NEW YORK (Bloomberg) -- Crude declined to a 12-year low, confirming the view of hedge funds that cut bullish price bets to the lowest since 2010.
Futures dropped as much as 4.7% in New York, adding to last week’s 10% decrease. Speculators’ net-long position in West Texas Intermediate declined 24% in the week to Jan. 5, U.S. Commodity Futures Trading Commission data show. Producer prices in China fell for a record 46th month, bolstering concern about the world’s second-biggest economy. A rapid appreciation of the U.S. dollar may send Brent oil to as low as $20/bbl, Morgan Stanley said.
"We want to see a sign that China has hit bottom and haven’t gotten it yet," said Michael Lynch, president of Strategic Energy & Economic Research in Winchester, Massachusetts. "I’m not convinced that Brent is likely to go to $20 because of the stronger dollar but it’s certainly a realistic possibility."
Oil slumped last week as volatility in Chinese markets fueled a rout in global equities and U.S. stockpiles remained more than 120 MMbbl above the five-year average. Saudi Arabian Oil Co., the world’s biggest crude exporter, confirmed on Friday it was studying options for a share sale, including listing “a bundle” of refining subsidiaries.
WTI for February delivery fell $1.48, or 4.5%, to $31.68/bbl at 11:25 a.m. on the New York Mercantile Exchange. The contract touched $31.61, the lowest intraday price since December 2003. Total volume traded was 21% above the 100-day average. Prices lost 30% last year.
Bullish Bets
Brent for February settlement decreased $1.72, or 5.2%, to $31.83/bbl on the London-based ICE Futures Europe exchange. It touched $31.92, the least since April 2004. The European benchmark crude traded at a 15 cent premium to WTI.
Speculators’ net-long positions in WTI declined by 23,863 contracts to 76,934 futures and options, the lowest since July 2010, CFTC data show. Longs, or bets that prices will rise, dropped 2.5% to the lowest since July, while shorts climbed 11%.
"The hedge funds are saying that this isn’t a good time to try and find a bottom in the oil market," said Bob Yawger, director of the futures division at Mizuho Securities USA in New York
Crude also fell as the U.S. dollar climbed, diminishing the appeal of commodities denominated in the currency. The Bloomberg Commodity Index, a gauge of 22 raw materials slumped to the lowest level since 1999.
Dollar Impact
Oil is particularly leveraged to the dollar and may fall between 10 to 25% if the currency gains 5%, Morgan Stanley analysts including Adam Longson said in a research note dated Monday. Bank of America Corp. cut its average 2016 Brent forecast to $46/bbl from $50.
"There are no technicals holding up the price so we’re looking at a falling knife," said Jason Schenker, president of Prestige Economics LLC in Austin, Texas. "Concern about global economic sentiment and dollar strength are continuing to weigh on the market."
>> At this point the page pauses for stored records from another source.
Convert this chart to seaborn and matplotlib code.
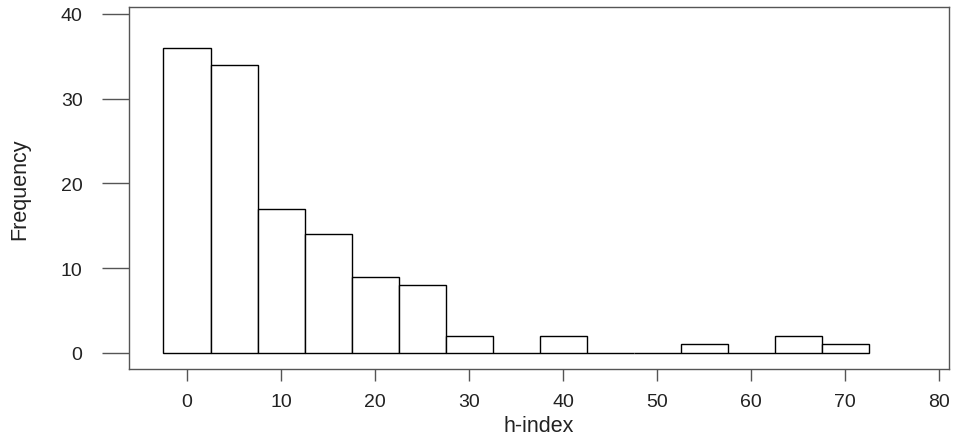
import matplotlib
matplotlib.use("Agg")
import matplotlib.pyplot as plt
import seaborn as sns
import numpy as np
import pandas as pd

# Bin centers (h-index) and counts
bin_centers = [0, 5, 10, 15, 20, 25, 30, 35, 40, 45, 50, 55, 60, 65, 70]
counts = [36, 34, 17, 14, 9, 8, 2, 0, 2, 0, 0, 1, 0, 2, 1]
bin_edges = [c - 2.5 for c in bin_centers] + [bin_centers[-1] + 2.5]
x_ticks = [0, 10, 20, 30, 40, 50, 60, 70, 80]
y_ticks = [0, 10, 20, 30, 40]

sns.set_style("white")
plt.rcParams['font.family'] = ['Liberation Sans', 'DejaVu Sans']

df = pd.DataFrame({"h": bin_centers, "n": counts})

W, H = 954, 435
fig = plt.figure(figsize=(W / 100, H / 100), dpi=100)
ax = fig.add_axes([129 / W, (H - 370) / H, (949 - 129) / W, (370 - 8) / H])

sns.histplot(data=df, x="h", weights="n", bins=bin_edges, ax=ax,
             color="white", edgecolor="black", linewidth=1.0, alpha=1.0)

ax.set_xlim(-6.17, 81.06)
ax.set_ylim(-1.89, 40.8)
ax.set_xticks(x_ticks)
ax.set_yticks(y_ticks)
ax.tick_params(axis='x', bottom=True, direction='out', length=8.6, width=1.0,
               color='#555555', labelsize=14, pad=9, labelcolor='#222222')
ax.tick_params(axis='y', left=True, direction='out', length=19.4, width=1.0,
               color='#555555', labelsize=14, pad=14, labelcolor='#222222')
for s in ax.spines.values():
    s.set_visible(True)
    s.set_color('#555555')
    s.set_linewidth(1.0)

ax.set_xlabel("h-index", fontsize=15.5, color='#222222', labelpad=3)
ax.set_ylabel("Frequency", fontsize=15.5, color='#222222', labelpad=22)

fig.savefig("out.png", dpi=100)
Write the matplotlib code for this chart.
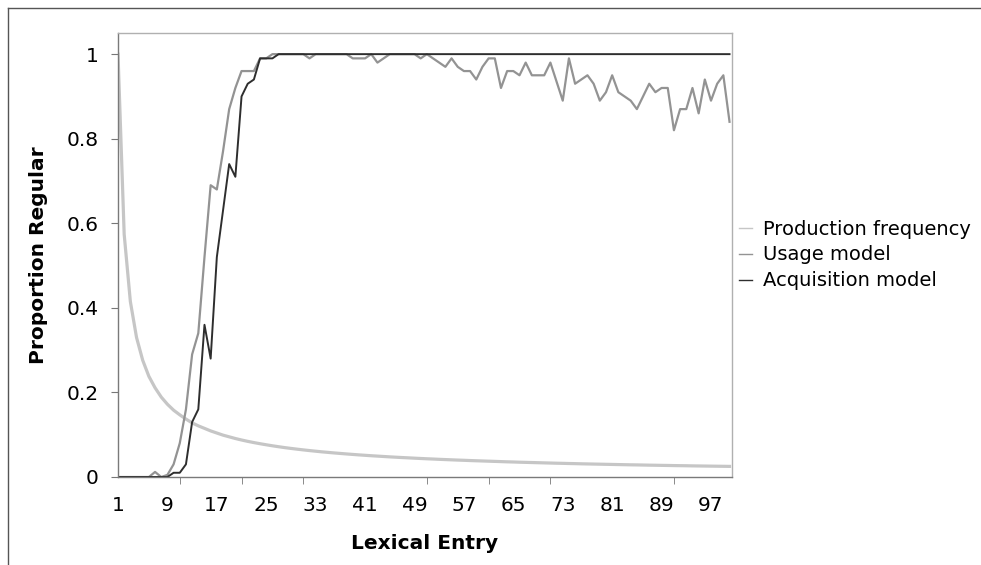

Saudi Arabian Oil, known as Aramco, is studying whether to list “an appropriate percentage” of shares of the parent or a bundle of “downstream” units, according to an emailed statement Friday. The findings of the review will be presented to the board of directors, which will make recommendations to the state-owned company’s Supreme Council, Aramco said.